Biggest mistake is to do nothing about disruptive technology, says Chief Justice Sundaresh Menon

Chief Justice Sundaresh Menon said the consequences of inaction can be dire, drawing on the "spectre of technological unemployment" as a warning to lawyers.
Chief Justice Sundaresh Menon said the consequences of inaction can be dire, drawing on the "spectre of technological unemployment" as a warning to lawyers.PHOTO: ST FILE

SINGAPORE - Chief Justice Sundaresh Menon has urged the legal profession to seize the moment and be at the front line of technological change, warning that the "biggest mistake" would be to do nothing.

Setting out the rapid tech-triggered developments that affect both industry players and regulators, he gave several examples in diverse areas to underline his call for unified action.

"There are many reasons that might tempt us to turn away from the change but, as these examples show, surrendering our fates in this way will only take us closer to undesirable outcomes - the obsolescence of our skills, the irrelevance of what we provide and the descent into ethical black holes," he said on Thursday (April 25).

CJ Menon made the point in a speech, titled "Deep Thinking: The future of the legal profession in an age of technology", at a gala dinner of the Inter-Pacific Bar Association Annual Meeting and Conference, which was attended by a record 1,250 people from across the world. The events were held at the Raffles City Convention Centre.

His address comes at a time when "technology will be the single most potent force to reshape our profession in the years to come".

The consequences of inaction can be dire, he added, drawing on the "spectre of technological unemployment" as a warning to lawyers.

The Chief Justice cited the reported case two years ago of a Japanese insurance firm, in which more than 30 members of its staff were laid off and replaced by an AI system said to have the cognitive ability to read tens of thousands of medical certificates and calculate payouts, among other things.

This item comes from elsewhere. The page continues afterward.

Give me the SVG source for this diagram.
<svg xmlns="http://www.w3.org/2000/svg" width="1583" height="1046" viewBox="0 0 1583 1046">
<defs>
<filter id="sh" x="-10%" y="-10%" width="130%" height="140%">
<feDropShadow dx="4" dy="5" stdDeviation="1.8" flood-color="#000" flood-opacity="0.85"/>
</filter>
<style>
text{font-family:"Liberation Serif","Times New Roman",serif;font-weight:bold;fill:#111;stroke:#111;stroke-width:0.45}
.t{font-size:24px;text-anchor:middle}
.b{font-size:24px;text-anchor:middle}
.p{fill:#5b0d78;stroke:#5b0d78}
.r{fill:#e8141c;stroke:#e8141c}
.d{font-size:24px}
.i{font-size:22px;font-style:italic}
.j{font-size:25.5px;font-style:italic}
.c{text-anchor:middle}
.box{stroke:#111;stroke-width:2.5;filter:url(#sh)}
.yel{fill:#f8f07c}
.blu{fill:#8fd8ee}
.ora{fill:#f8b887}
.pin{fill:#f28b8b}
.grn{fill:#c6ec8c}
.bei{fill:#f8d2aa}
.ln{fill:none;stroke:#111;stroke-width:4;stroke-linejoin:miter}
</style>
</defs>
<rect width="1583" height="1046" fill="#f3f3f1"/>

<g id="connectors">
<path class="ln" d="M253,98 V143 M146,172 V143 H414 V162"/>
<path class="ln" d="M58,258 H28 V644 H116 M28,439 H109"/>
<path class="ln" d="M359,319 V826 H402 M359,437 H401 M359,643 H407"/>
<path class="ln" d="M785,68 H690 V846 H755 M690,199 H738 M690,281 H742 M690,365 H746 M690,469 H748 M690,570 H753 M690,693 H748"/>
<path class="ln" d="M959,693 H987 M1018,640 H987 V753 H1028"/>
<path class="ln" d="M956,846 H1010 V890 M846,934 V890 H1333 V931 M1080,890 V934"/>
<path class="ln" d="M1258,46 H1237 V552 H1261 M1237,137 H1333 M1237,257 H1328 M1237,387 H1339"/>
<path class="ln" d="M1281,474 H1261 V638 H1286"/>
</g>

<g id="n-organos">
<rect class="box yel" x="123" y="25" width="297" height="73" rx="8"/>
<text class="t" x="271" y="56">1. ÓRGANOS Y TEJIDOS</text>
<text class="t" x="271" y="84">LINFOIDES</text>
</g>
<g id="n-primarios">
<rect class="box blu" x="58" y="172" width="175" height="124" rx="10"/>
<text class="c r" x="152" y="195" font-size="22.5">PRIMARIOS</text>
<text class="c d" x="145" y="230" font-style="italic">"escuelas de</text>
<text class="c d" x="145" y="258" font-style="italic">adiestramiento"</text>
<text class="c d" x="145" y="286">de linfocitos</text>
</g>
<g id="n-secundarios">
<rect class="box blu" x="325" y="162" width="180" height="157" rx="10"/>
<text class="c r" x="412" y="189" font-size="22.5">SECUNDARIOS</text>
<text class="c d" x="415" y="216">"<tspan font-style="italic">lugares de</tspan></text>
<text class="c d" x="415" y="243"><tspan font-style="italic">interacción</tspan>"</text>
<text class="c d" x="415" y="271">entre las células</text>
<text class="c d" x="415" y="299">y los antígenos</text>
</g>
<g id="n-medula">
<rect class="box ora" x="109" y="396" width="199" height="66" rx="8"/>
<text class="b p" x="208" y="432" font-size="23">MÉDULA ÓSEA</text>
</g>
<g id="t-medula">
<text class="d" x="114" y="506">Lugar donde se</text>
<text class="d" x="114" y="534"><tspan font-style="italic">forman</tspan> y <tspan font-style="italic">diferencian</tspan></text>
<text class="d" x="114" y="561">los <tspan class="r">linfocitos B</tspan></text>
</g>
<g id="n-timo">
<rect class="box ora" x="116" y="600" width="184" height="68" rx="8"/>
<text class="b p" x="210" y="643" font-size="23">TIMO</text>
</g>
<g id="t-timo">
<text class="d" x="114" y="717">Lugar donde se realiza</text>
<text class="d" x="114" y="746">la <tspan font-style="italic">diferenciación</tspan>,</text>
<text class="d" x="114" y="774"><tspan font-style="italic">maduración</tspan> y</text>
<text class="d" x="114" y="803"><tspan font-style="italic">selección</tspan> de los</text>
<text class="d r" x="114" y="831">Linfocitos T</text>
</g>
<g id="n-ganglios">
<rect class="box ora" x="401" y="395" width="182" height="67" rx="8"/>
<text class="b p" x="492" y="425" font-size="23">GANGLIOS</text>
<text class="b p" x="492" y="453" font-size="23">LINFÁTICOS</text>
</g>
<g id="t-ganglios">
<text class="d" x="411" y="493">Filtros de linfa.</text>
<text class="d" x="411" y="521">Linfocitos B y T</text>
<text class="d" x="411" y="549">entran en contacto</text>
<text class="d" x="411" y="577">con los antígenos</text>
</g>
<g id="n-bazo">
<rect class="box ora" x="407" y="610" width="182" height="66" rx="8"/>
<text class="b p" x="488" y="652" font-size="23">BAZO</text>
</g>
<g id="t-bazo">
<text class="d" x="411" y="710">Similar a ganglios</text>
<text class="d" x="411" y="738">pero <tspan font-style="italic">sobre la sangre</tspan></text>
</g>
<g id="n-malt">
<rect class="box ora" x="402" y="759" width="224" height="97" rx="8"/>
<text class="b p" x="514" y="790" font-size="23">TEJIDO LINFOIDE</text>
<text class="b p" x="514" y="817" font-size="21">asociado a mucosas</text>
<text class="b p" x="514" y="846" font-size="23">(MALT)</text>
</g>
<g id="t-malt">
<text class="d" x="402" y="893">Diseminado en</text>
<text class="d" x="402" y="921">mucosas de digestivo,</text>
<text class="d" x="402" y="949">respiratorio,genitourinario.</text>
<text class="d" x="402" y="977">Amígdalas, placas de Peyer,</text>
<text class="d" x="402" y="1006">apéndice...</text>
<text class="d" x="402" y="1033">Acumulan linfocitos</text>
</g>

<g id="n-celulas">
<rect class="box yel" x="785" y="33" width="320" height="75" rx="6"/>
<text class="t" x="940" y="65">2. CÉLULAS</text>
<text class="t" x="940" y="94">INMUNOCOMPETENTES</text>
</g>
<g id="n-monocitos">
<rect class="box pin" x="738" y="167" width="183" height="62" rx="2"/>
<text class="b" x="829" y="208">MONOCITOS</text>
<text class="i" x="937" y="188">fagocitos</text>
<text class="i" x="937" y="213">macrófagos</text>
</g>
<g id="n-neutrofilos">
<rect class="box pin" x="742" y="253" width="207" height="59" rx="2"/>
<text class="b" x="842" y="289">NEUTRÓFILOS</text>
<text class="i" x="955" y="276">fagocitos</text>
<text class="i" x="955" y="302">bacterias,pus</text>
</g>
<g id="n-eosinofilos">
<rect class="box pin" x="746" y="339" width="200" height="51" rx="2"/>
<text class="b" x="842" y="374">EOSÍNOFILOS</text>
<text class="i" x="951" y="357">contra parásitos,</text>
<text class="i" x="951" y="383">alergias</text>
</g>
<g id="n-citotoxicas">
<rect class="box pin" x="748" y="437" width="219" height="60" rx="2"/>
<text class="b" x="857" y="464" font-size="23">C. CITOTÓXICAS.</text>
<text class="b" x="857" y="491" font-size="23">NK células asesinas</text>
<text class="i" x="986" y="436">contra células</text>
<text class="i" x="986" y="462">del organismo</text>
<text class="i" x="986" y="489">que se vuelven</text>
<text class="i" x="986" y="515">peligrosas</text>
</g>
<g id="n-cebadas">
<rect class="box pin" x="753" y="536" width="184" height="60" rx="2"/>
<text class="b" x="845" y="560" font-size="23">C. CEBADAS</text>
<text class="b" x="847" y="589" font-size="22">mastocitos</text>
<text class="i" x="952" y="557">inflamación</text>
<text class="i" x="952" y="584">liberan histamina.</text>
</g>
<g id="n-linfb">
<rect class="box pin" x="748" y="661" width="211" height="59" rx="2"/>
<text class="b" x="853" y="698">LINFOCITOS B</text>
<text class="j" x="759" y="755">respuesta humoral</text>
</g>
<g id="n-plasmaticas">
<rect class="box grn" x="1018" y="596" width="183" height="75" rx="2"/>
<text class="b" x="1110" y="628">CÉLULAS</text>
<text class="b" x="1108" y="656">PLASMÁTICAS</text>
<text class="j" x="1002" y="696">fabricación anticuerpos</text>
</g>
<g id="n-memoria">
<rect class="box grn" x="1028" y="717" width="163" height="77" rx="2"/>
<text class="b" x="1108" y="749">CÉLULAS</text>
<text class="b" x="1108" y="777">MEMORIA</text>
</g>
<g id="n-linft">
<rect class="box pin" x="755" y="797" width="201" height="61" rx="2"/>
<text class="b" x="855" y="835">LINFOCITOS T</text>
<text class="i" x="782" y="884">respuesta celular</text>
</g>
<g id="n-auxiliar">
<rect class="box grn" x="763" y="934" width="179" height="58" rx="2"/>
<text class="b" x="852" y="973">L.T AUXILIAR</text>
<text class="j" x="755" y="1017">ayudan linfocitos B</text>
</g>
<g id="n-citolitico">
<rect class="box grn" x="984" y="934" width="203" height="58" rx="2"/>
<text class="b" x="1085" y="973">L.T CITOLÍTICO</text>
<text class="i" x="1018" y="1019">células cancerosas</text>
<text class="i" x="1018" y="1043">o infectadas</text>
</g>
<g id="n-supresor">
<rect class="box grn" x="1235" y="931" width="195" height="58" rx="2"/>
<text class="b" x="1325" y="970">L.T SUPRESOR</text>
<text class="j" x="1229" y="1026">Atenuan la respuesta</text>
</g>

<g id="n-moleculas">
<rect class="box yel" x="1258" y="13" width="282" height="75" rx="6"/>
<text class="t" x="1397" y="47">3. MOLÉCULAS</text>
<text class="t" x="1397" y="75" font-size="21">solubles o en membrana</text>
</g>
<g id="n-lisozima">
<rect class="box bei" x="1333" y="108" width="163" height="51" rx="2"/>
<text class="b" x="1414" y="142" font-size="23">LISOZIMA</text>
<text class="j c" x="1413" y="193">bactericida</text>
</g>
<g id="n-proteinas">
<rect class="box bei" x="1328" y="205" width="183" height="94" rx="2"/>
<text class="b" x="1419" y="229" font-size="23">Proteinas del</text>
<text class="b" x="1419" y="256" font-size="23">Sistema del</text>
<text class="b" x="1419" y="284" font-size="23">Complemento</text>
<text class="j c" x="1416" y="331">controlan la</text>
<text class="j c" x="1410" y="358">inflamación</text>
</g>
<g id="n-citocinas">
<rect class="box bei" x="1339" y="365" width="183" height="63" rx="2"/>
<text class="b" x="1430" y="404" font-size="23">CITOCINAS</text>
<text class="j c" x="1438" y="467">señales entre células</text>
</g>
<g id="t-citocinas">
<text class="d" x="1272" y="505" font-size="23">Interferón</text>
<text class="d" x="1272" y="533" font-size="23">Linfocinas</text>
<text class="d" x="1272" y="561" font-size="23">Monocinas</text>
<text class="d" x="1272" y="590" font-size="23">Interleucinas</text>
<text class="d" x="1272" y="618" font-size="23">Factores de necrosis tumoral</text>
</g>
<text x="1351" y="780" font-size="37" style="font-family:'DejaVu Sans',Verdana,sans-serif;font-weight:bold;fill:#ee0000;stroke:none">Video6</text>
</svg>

It dramatically reduced the number of man hours needed for the purpose.

"In much the same way, law firms too are fast incorporating AI into their work processes and who is to say that the same fate will not befall those of us who would rather deny the impact that modern technology is having on our profession?" he said.

Technology is leaving a "telling mark" on the legal profession through the new players it has spawned as well as the new products that have proliferated the market, he noted.

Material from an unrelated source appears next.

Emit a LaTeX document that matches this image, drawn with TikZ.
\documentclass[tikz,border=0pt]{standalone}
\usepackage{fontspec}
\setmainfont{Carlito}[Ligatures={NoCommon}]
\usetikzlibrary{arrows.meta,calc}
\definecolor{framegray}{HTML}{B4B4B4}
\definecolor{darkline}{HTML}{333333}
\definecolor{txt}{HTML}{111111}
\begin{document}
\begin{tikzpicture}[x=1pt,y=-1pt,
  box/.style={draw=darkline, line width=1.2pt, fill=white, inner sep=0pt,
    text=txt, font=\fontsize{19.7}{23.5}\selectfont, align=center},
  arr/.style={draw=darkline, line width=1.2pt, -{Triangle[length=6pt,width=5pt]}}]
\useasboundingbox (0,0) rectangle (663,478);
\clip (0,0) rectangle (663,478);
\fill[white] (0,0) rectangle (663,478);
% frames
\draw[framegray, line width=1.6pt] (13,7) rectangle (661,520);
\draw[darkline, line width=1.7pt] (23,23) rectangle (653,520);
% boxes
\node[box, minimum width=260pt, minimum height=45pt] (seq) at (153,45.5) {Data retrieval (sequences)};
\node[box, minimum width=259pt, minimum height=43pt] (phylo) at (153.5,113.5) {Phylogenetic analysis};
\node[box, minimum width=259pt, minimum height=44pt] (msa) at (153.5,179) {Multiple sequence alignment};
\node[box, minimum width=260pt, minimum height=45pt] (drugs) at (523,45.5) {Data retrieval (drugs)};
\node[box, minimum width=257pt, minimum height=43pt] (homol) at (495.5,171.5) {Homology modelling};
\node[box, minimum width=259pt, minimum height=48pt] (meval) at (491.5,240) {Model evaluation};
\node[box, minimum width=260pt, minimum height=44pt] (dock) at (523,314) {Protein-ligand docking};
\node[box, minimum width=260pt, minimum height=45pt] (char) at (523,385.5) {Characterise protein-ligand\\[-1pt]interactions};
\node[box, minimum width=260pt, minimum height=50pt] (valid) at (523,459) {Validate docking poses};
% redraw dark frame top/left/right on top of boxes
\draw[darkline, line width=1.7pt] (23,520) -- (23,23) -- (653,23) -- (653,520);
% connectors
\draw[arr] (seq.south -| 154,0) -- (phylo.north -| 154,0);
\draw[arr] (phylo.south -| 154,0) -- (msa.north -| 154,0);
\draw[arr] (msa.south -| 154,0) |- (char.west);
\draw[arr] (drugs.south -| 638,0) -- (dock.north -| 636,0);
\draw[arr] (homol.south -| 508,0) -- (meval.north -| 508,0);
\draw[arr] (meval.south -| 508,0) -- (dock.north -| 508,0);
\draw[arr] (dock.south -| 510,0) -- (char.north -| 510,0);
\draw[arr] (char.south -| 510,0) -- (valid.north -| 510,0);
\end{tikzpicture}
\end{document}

The impact posed challenges in at least four areas: how lawyers are trained and students are educated, how the profession is organised, how it preserves basic values and ethics as well as how the sound development of the law is safeguarded.

CJ Menon suggested that law firms should see themselves as places where lawyers go not only to work but learn their trade in digital terms.

Also, polytechnics could consider training a corp of allied legal professionals as legal services will increasingly involve others from related disciplines, such as data science and project management, process analysis, he said.

He cited the analogy of medical practice where doctors commonly work with those in related disciplines, such as speech therapists and physiotherapists.

At the industry level, the advent of alternative service providers online posed the challenge of how they should be regulated.

"Are we comfortable, for example, having online platforms like chatbots provide not just legal information but legal advice? Even if we were prepared to allow machines to go that far, who would liability attach to if such advice turned out to be wrong?"

Stressing the need to ensure there is no dip in the overall quality of legal services, the Chief Justice said regulators have to think about striking a suitable balance but not postpone a "necessary exercise".

"The problem is an outsized one and we will make little headway if we concentrate only on fixing those issues that are apparent from where we each stand."

He added: "Our greatest strength lies in our unity and, if we can draw on that to broaden our field of vision, to collaborate across borders and exchange perspectives on the lessons we have each learnt, I think that will offer us the best prospect of creating holistic and durable solutions that might prove fit for a time of epochal change."